Again, Wallace conducting a tough interview with a Trump administration official is far from unprecedented. But the split between Fox News’ daytime and primetime burst into public view last week when afternoon host (and arguably the network’s most outspoken Trump critic) Shepard Smith feuded for two days with Tucker Carlson, a primetime host who, like Hannity, reliably defends the president. The conflict erupted after Smith’s show featured commentary from Napolitano last Tuesday in which he suggested Trump’s dealings with Ukraine amounted to crimes.
Carlson fired back that night by giving former prosecutor and frequent Fox News primetime guest Joseph diGenova a platform to bash Napolitano, calling him “a fool.” Smith responded the next day by characterizing diGenova as “a partisan guest” and criticizing Carlson for not defending his colleague. According to Vanity Fair’s Gabriel Sherman, the feud only came to an end after network brass admonished Smith to stop attacking Carlson or risk losing his show.
If Sherman’s reporting is correct about Carlson effectively winning that feud, he and diGenova weren’t able to savor it for long. In yet another stark illustration of how complicated the dynamic at Fox News has become, Wallace reported on the same edition of Fox News Sunday in which he interviewed Miller that diGenova has been “working off the books” with Giuliani to help Trump dig up dirt on Joe Biden — a revelation diGenova has since admitted to. And yet Wallace, while breaking that news, failed to mention that despite his secret work for Trump, diGenova and his wife, Victoria Toensing, have made over 90 Fox News appearances this year alone.

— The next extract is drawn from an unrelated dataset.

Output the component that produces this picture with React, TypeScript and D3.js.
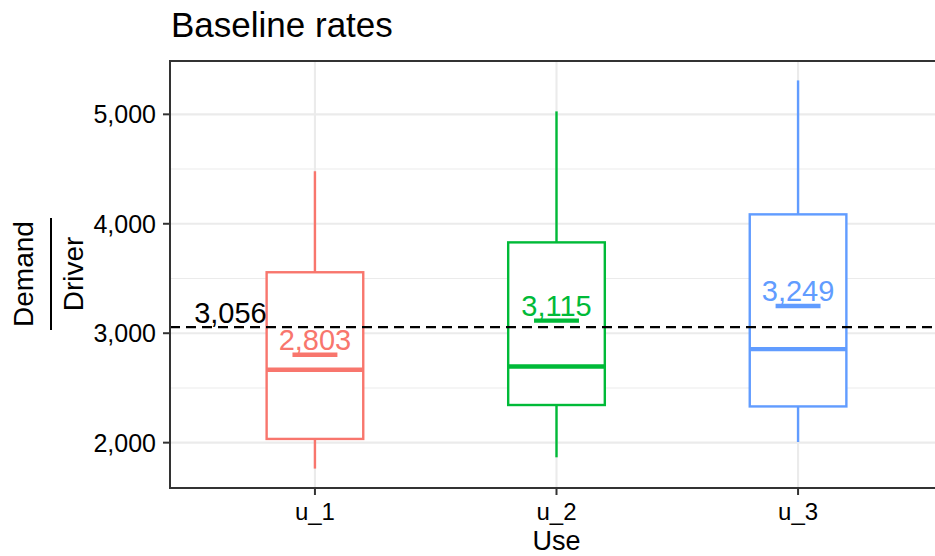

Fox News execs are reportedly tiring of Trump’s act — but you wouldn’t know it from watching the product yet
The split that erupted in front of cameras last week reportedly reflects behind-the-scenes tensions. In his Vanity Fair piece, Sherman reports that Lachlan Murdoch, eldest son of Fox News founder Rupert Murdoch, has recently “been holding strategy conversations with Fox executives and anchors about how Fox News should prepare for life after Trump.”
Those conversations have apparently been expedited by the whistleblower complaint and the broader abuse-of-power scandal, which Sherman reports that even Hannity is concerned about:
Sean Hannity told friends the whistle-blower’s allegations are “really bad,” a person briefed on Hannity’s conversations told me. (Hannity did not respond to a request for comment). And according to four sources, Fox Corp CEO Lachlan Murdoch is already thinking about how to position the network for a post-Trump future. A person close to Lachlan told me that Fox News has been the highest rated cable network for seventeen years, and “the success has never depended on any one administration.” (A Fox Corp spokesperson declined to comment.)
But whatever private concerns Hannity has, they haven’t yet manifested themselves on his show, which remains all Trump talking points all the time — even if he seems to be a little less enthusiastic about the act than he used to be.
If Sherman is right about network brass siding with Carlson instead of Smith, that indicates that higher-ups aren’t dismounting the Trump train just yet. Ultimately, viewers will know that Fox News is really changing when primetime hosts either start criticizing the president or are replaced with hosts who will — and we aren’t anywhere near that point yet.